Oui, ce duo surprend, mais il est cohérent. Ils partagent un même tempérament, une certaine aversion pour l’impulsivité et la communication sur les réseaux sociaux. Ils ont aussi un passé commun : les négociations à Val Duchesse, en 2010. Cela crée une forme de respect mutuel et une manière d’aborder la politique avec un recul générationnel. De Wever se positionne d’ailleurs de plus en plus comme un héritier du CVP d’antan, un parti de pouvoir avant tout. Un parti auquel le PSC était lié.
Du côté francophone, on est parfois surpris par la relation entre De Wever et Rousseau. Ce qui a peut-être mené Vooruit à peser au-delà de son poids électoral réel, non ?
Oui, c’est un duo quasi filial. Conner Rousseau va même jusqu’à consulter Bart De Wever quand il pense quitter la politique. Ce dernier le pousse à partir. Il est l’un des rares à lui dire les choses franchement. Et inversement, De Wever admire la capacité de Rousseau à dire non, à tenir la barre. L’admiration est mutuelle. Le socialiste rêve même, à terme, de faire de Vooruit une “N-VA de gauche” – c’est lui qui le dit !
Si l’Arizona ne tient pas ses promesses en termes de budget, de pouvoir d’achat ou d’emplois, le communautaire ne risque-t-il pas de ressurgir en fin de législature ? Autrement dit : pensez-vous que cette législature ira jusqu’au bout ?
C’est une bonne question. La N-VA a obtenu certaines garanties sur le plan communautaire, sans grande révolution. Cela leur suffit pour le moment. Et cette coalition a été pensée pour deux législatures, notamment au niveau budgétaire. S’il reste la capacité de réformer, je pense qu’elle peut aller au bout. Avec un vrai premier grand test pour le budget 2026.
Ce n’était pas Gaza ?
Paradoxalement, si l’Arizona s’est écharpée sur Gaza, c’est parce qu’il y avait une confiance au sein de cette coalition. Ils peuvent se permettre d’aller chercher ce genre d’aventures. La cohésion de cette équipe offre cette liberté. Il y a aussi certaines tensions personnelles, mais je trouve que c’est plutôt anecdotique.

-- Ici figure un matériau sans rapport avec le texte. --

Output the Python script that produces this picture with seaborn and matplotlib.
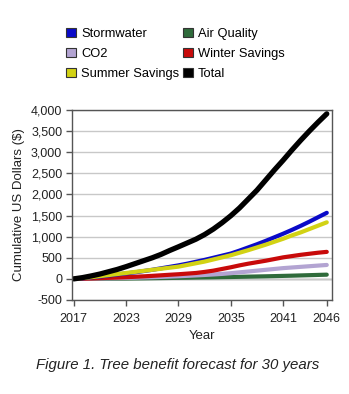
import matplotlib
matplotlib.use("Agg")
import matplotlib.pyplot as plt
from matplotlib.patches import Patch
import seaborn as sns
import pandas as pd
import numpy as np

years = list(range(2017, 2047))
total = [0, 30, 70, 115, 170, 225, 290, 360, 430, 500, 580, 673, 760, 850, 940,
         1050, 1180, 1330, 1495, 1680, 1890, 2100, 2340, 2580, 2810, 3050, 3280,
         3500, 3710, 3910]
stormwater = [0, 15, 35, 55, 80, 105, 130, 155, 185, 215, 250, 285, 320, 360, 405,
              450, 500, 550, 600, 670, 745, 820, 900, 985, 1070, 1160, 1255, 1355,
              1460, 1565]
summer = [0, 20, 40, 65, 90, 115, 140, 165, 190, 215, 240, 265, 290, 330, 370,
          410, 460, 510, 560, 620, 680, 745, 810, 880, 950, 1030, 1100, 1180,
          1260, 1340]
winter = [0, 5, 10, 18, 25, 32, 40, 50, 60, 72, 85, 98, 110, 125, 140, 165, 195,
          235, 275, 320, 360, 395, 430, 470, 510, 540, 570, 595, 620, 640]
co2 = [0, 3, 6, 10, 14, 18, 23, 28, 34, 40, 47, 55, 63, 72, 82, 93, 105, 118, 135,
       155, 175, 195, 215, 235, 255, 270, 285, 300, 315, 330]
air = [0, 1, 2, 3, 5, 7, 9, 11, 13, 16, 19, 22, 25, 28, 32, 35, 38, 42, 45, 49,
       53, 57, 61, 66, 71, 76, 82, 88, 94, 100]

xticks = [2017, 2023, 2029, 2035, 2041, 2046]
yticks = list(range(-500, 4001, 500))

series = {
    "Air Quality": air,
    "CO2": co2,
    "Winter Savings": winter,
    "Stormwater": stormwater,
    "Summer Savings": summer,
    "Total": total,
}
colors = {
    "Stormwater": "#0a0ac8",
    "Air Quality": "#2f6b3b",
    "CO2": "#b3a4d2",
    "Winter Savings": "#c80a0a",
    "Summer Savings": "#d2d214",
    "Total": "#000000",
}
widths = {"Total": 3.8}

df = pd.concat([pd.DataFrame({"Year": years, "Value": v, "Series": k})
                for k, v in series.items()], ignore_index=True)

plt.rcParams['font.family'] = ['Liberation Sans', 'DejaVu Sans']
fig = plt.figure(figsize=(3.49, 3.94), dpi=100)
ax = fig.add_axes([72/349, 1-300/394, 260/349, 190/394])

for name in series:
    sub = df[df["Series"] == name]
    sns.lineplot(data=sub, x="Year", y="Value", color=colors[name],
                 linewidth=widths.get(name, 3.0), ax=ax, legend=False,
                 solid_capstyle="round", solid_joinstyle="round")

ax.set_xlim(2016.8, 2046.6)
ax.set_ylim(-500, 4000)
ax.set_xticks(xticks)
ax.set_yticks(yticks)
ax.set_yticklabels([f"{t:,}" for t in yticks])
ax.tick_params(labelsize=9, length=4, width=1, color="#555555", labelcolor="#222222")
ax.tick_params(axis="x", pad=5)
ax.tick_params(axis="y", pad=3)
ax.yaxis.grid(True, color="#c8c8c8", linewidth=1)
ax.set_axisbelow(True)
ax.axhline(0, color="#888888", linewidth=1, zorder=0.5)
for s in ax.spines.values():
    s.set_color("#555555")
    s.set_linewidth(1)
ax.set_xlabel("Year", fontsize=9.5, color="#222222", labelpad=4)
ax.set_ylabel("Cumulative US Dollars ($)", fontsize=9.5, color="#222222", labelpad=4)

col_order = ["Stormwater", "CO2", "Summer Savings", "Air Quality", "Winter Savings", "Total"]
handles = [Patch(facecolor=colors[n], edgecolor="#333333", linewidth=0.8) for n in col_order]
fig.legend(handles, col_order, ncol=2, loc="upper left", bbox_to_anchor=(0.175, 0.942),
           frameon=False, fontsize=9.3, handlelength=0.75, handleheight=0.75,
           handletextpad=0.4, columnspacing=0.3, labelspacing=0.6, borderaxespad=0)

fig.text(0.51, 1-365/394, "Figure 1. Tree benefit forecast for 30 years",
         ha="center", va="center", fontsize=10.8, style="italic", color="#222222")

fig.savefig("out.png", dpi=100)
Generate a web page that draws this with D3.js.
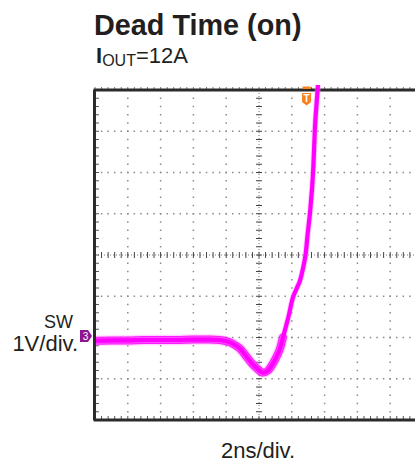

À mon sens, le danger vient plutôt du côté francophone. Côté flamand, la N-VA, Vooruit et le cd&v sont au pouvoir ensemble dans les plus grandes communes et au gouvernement flamand. Et ils ont la capacité de se maintenir au pouvoir. Côté francophone, l’alliance entre le MR et Les Engagés est moins naturelle. La lune de miel est terminée. La question est de savoir si le PS reprendra son leadership, ce qui semble être le cas actuellement dans les sondages.